A1 invests in cyber security and CTP

Jo Francis
Tuesday, March 2, 2021

A1 Security Print has transformed its platemaking operation with new kit from Fujifilm and Screen, and has also achieved the highest rating in a recent certification against cyber attacks.

A1: from 250,000 impressions up to 450,000 impressions per plate with new setup
A1: from 250,000 impressions up to 450,000 impressions per plate with new setup

The Birmingham-based firm is part of MCAARP Holdings, which also owns Integrity Print. 

It has switched its platemaking from an old Alinte4 UV CTP system, which had reached its end-of-life. 

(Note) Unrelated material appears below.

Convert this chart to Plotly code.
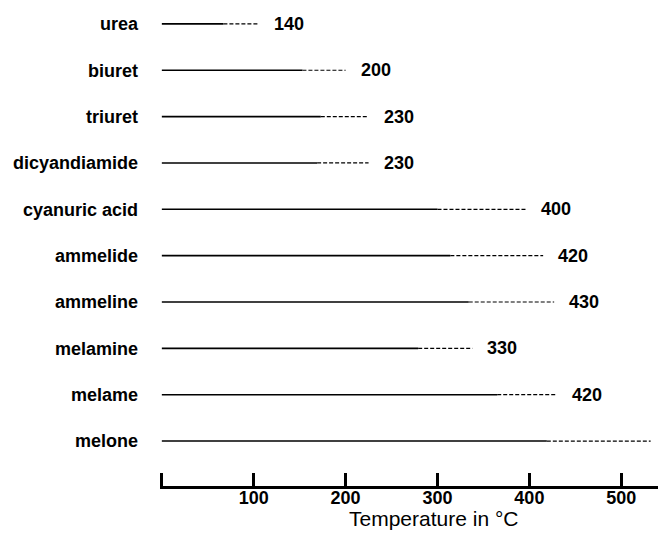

The new setup involved a £68,000 investment in a Screen PlateRite 4600S thermal platesetter and Fujifilm Lo-Chem FLH-Z processor. The business is now using Fujifilm’s LH-PLE positive thermal plates. 

The upgrade went live towards the end of last year, after A1’s original plans were delayed because of Covid-19 site access restrictions. 

Studio manager Tony Hodgkinson said the new setup had made a huge difference to efficiencies and wastage levels, with the Fujifilm plates able to achieve much longer run lengths. It had also resulted in a cleaner working environment. 

After trials between the studio and pressroom, dot gain and baking times were “fine tuned” for optimum results, which reduced the number of plates needed as well as chemical use. 

“This in particular has shown an increase in print times per plate from approximately 250,000 impressions up to 450,000 impressions per plate. This has had a huge positive impact on press printing times, wastage and preparation. As the guys say they need to have 100% trust in their plates, and this delivers,” he explained. 

A1 Security Print produces a wide range of products including cheques, gift vouchers, permits and printing for exams and elections. 

It was recently re-accredited for the government-backed Cyber Essential Scheme developed by the  National Cyber Security Centre (NCSC) and achieved the highest level of certification, Cyber Essential ‘Plus’. 

A1 has been re-accredited every year since it first engaged with the scheme in 2017. 

IT manager Wayne Thompson described the in-depth ‘Plus’ audit as “far more challenging” than the standard testing. 

“To achieve and maintain this we have made a significant investment in the last six months to further upgrade the level of cyber security to protect the confidentiality, availability, and integrity of the data under our protection and control,” he said. 

The firm has also invested in enhanced email gateway security “to stop advanced threats such as targeted spear phishing and ransomware”, as well as new laptops and PCs as part of its push to use the most secure technology.